Close rival BP Plc posted adjusted profit of $4.4 billion earlier this week, missing analysts’ expectations of $5 billion. Exxon Mobil Corp., the world’s largest company, reported its highest quarterly net income in more than two years of $9.25 billion.

Net income increased to $6.79 billion from $1.96 billion a year earlier, The Hague-based company said in a statement today, boosted by higher oil prices.

Output Gains

Full-year production at Shell rose 5.5 percent to 3.314 million barrels of oil equivalent a day. Output from Shell’s Nigerian operations rose by about 120,000 barrels a day in the period, “driven by the ramp-up of new projects and improved security conditions,” according to Shell.

Increased production taxes and lower trading contributions weighed on the latest results, Shell said. U.S. earnings were curbed by higher operating expenses, mainly related to the ramp- up of the Jack Pine Mine at the Athabasca Oil Sands Project in Canada. Net capital investment totaled $23.7 billion in 2010, short of the planned $28 billion announced last February.

‘Strong Cashflow’

“What marks Shell out from the other majors is heavy capital expenditure and strong cashflow,” said Colin McLean, chief executive officer of SVM Asset Management Ltd. in Edinburgh, who oversees about $900 million, including Shell shares. “It’s starting to reap the benefits of major projects.”

This year, the company plans to spend between $25 billion and $27 billion on projects including a $1.6 billion investment in a biofuels venture in Brazil, Voser said.

Shell will start the Pearl gas-to-liquids and Qatargas 4 liquefied natural-gas ventures in the Middle East, helping to boost output to the equivalent of 3.5 million barrels of oil a day in 2012. It pumped the first offshore gas at the LNG project in Qatar earlier this year.
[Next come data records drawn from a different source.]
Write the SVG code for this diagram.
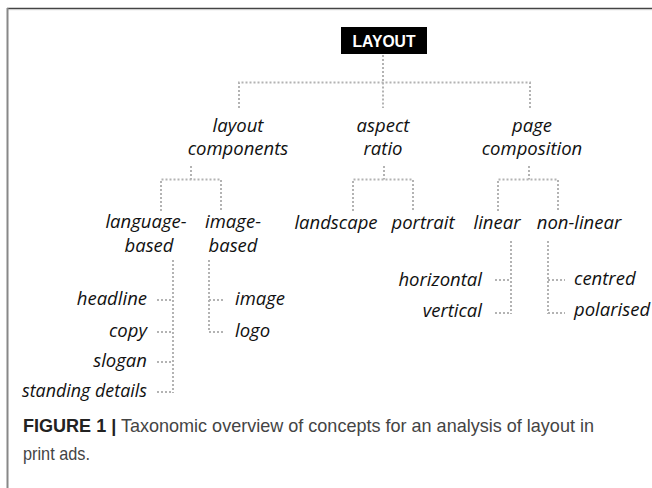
<svg xmlns="http://www.w3.org/2000/svg" width="652" height="488" viewBox="0 0 652 488">
  <style>
    .lbl { font-family: "Open Sans", "Noto Sans", "DejaVu Sans", sans-serif; font-style: italic; font-size: 18.5px; fill: #111; }
    .mid { text-anchor: middle; }
    .end { text-anchor: end; }
    .dot { fill: none; stroke: #b3b3b3; stroke-width: 2; stroke-dasharray: 2 2; }
    .cap { font-family: "Liberation Sans", Arial, sans-serif; font-size: 19px; fill: #444; }
  </style>
  <rect width="652" height="488" fill="#fff"/>

  <!-- frame -->
  <line x1="7" y1="8.5" x2="652" y2="8.5" stroke="#444" stroke-width="1.5"/>
  <line x1="7" y1="9.7" x2="652" y2="9.7" stroke="#ccc" stroke-width="1"/>
  <line x1="7.5" y1="8" x2="7.5" y2="488" stroke="#888" stroke-width="2"/>

  <!-- connectors -->
  <g id="connectors" class="dot">
    <path d="M383 55 V82.5 M239 108 V82.5 H530 V108 M383 82.5 V108"/>
    <path d="M191 166 V179.5 M161 211 V179.5 H221 V211"/>
    <path d="M384 166 V179.5 M353 211 V179.5 H413 V211"/>
    <path d="M529 166 V179.5 M498 211 V179.5 H558 V211"/>
    <path d="M173 260 V393 M157 300 H173 M157 332 H173 M157 362 H173 M157 392 H173"/>
    <path d="M209 260 V332 M209 300 H224 M209 332 H224"/>
    <path d="M511 241 V314 M495 280 H511 M495 313 H511"/>
    <path d="M548 241 V314 M548 280 H565 M548 313 H565"/>
  </g>

  <g id="layout">
    <rect x="341" y="27" width="86" height="27" fill="#000"/>
    <text x="384" y="47" text-anchor="middle" font-family="Liberation Sans, Arial, sans-serif" font-weight="bold" font-size="16.5" fill="#fff" textLength="63" lengthAdjust="spacingAndGlyphs">LAYOUT</text>
  </g>

  <g id="layout-components">
    <text class="lbl mid" x="238" y="132">layout</text>
    <text class="lbl mid" x="238" y="155">components</text>
  </g>
  <g id="aspect-ratio">
    <text class="lbl mid" x="383" y="132">aspect</text>
    <text class="lbl mid" x="383" y="155">ratio</text>
  </g>
  <g id="page-composition">
    <text class="lbl mid" x="532" y="132">page</text>
    <text class="lbl mid" x="532" y="155">composition</text>
  </g>

  <g id="language-based">
    <text class="lbl mid" x="146" y="228">language-</text>
    <text class="lbl mid" x="149" y="252">based</text>
  </g>
  <g id="image-based">
    <text class="lbl mid" x="233" y="228">image-</text>
    <text class="lbl mid" x="233" y="252">based</text>
  </g>
  <g id="landscape"><text class="lbl mid" x="336" y="229">landscape</text></g>
  <g id="portrait"><text class="lbl mid" x="423" y="229">portrait</text></g>
  <g id="linear"><text class="lbl mid" x="497" y="229">linear</text></g>
  <g id="non-linear"><text class="lbl mid" x="579" y="229">non-linear</text></g>

  <g id="headline"><text class="lbl end" x="147" y="305">headline</text></g>
  <g id="copy"><text class="lbl end" x="147" y="337">copy</text></g>
  <g id="slogan"><text class="lbl end" x="147" y="367">slogan</text></g>
  <g id="standing-details"><text class="lbl end" x="147" y="397" textLength="125" lengthAdjust="spacingAndGlyphs">standing details</text></g>

  <g id="image"><text class="lbl" x="235" y="305">image</text></g>
  <g id="logo"><text class="lbl" x="235" y="337">logo</text></g>

  <g id="horizontal"><text class="lbl end" x="482" y="286">horizontal</text></g>
  <g id="vertical"><text class="lbl end" x="482" y="317">vertical</text></g>
  <g id="centred"><text class="lbl" x="574" y="285">centred</text></g>
  <g id="polarised"><text class="lbl" x="574" y="316">polarised</text></g>

  <!-- caption -->
  <text class="cap" x="23" y="432" textLength="571" lengthAdjust="spacingAndGlyphs"><tspan font-weight="bold" fill="#222">FIGURE 1 |</tspan> Taxonomic overview of concepts for an analysis of layout in</text>
  <text class="cap" x="23" y="460" textLength="67" lengthAdjust="spacingAndGlyphs">print ads.</text>
</svg>
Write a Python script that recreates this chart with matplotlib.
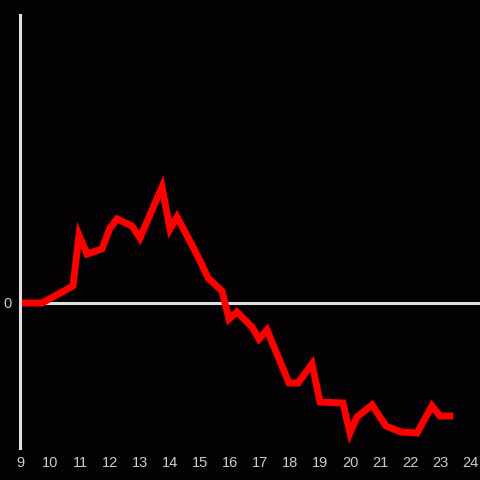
import matplotlib
matplotlib.use("Agg")
import matplotlib.pyplot as plt

# hours of the day and the value at each point
hours = [9.0, 9.733, 10.767, 10.967, 11.233, 11.733, 12.0, 12.233, 12.733, 13.0,
         13.733, 14.0, 14.233, 14.733, 15.1, 15.267, 15.733, 15.967, 16.233, 16.733,
         16.967, 17.233, 17.967, 18.267, 18.733, 19.0, 19.767, 20.0, 20.233, 20.733,
         21.2, 21.7, 22.233, 22.733, 23.0, 23.333]
values = [0, 0, 17, 68, 49, 54, 75, 84, 77, 65,
          116, 74, 86, 58, 36, 25, 12, -16, -9, -24,
          -36, -27, -80, -80, -61, -99, -100, -130, -114, -102,
          -123, -129, -130, -103, -113, -113]
xticks = list(range(9, 25))

bg = "#040205"
fig = plt.figure(figsize=(4.8, 4.8), dpi=100, facecolor=bg)
ax = fig.add_axes([20/480, 32/480, 460/480, 433/480], facecolor=bg)

ax.axhline(0, color="#e0e0e0", lw=2.2, zorder=1)
ax.plot(hours, values, color="#ff0000", lw=5, zorder=2, solid_joinstyle="miter")

ax.set_xlim(9, 24 + 10/30)
ax.set_ylim(-145, 288)
ax.set_xticks(xticks)
ax.set_xticklabels([str(t) for t in xticks])
ax.set_yticks([0])
ax.set_yticklabels(["0"])
ax.tick_params(length=0, colors="#cccccc", labelsize=10.5, pad=6)
for lab in ax.get_xticklabels() + ax.get_yticklabels():
    lab.set_family("Liberation Sans")

for s in ["top", "right", "bottom"]:
    ax.spines[s].set_visible(False)
ax.spines["left"].set_color("#e0e0e0")
ax.spines["left"].set_linewidth(2.2)

fig.savefig("out.png", dpi=100, facecolor=bg)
The producer cut costs by $2 billion in 2010, pushing total savings from 2009 up to $4 billion.

Shell participated in two oil and gas discoveries in Brazil and Brunei last quarter, bringing the total number for the year to eight. It agreed to expand exploration in China, Greenland, Qatar, Russia, Tunisia and the U.S. last year.

It completed the sales of marketing businesses in Gibraltar, Panama, Costa Rica and Laos.

Oil Prices

Brent oil averaged 16 percent more in the fourth quarter than the year-earlier period. U.K. natural-gas prices were 88 percent higher.

Shell last year managed to reverse a seven-year drop in production after starting projects in Brazil, Nigeria, Canada and the Gulf of Mexico. It has been assessing more than 35 projects to maintain output growth until 2020. Shell estimates cash flow will grow 80 percent in the three years to 2012 with oil averaging $80 a barrel.

BP expects production to fall 11 percent to about 3.4 million barrels a day of oil equivalent this year.

In October, Shell said it expected to book charges in the fourth quarter arising from disruptions to drilling in the Gulf of Mexico. Production from the region, which accounts for about a third of Shell’s total production in the Americas, will be 40,000 barrels less a day than previously expected this year.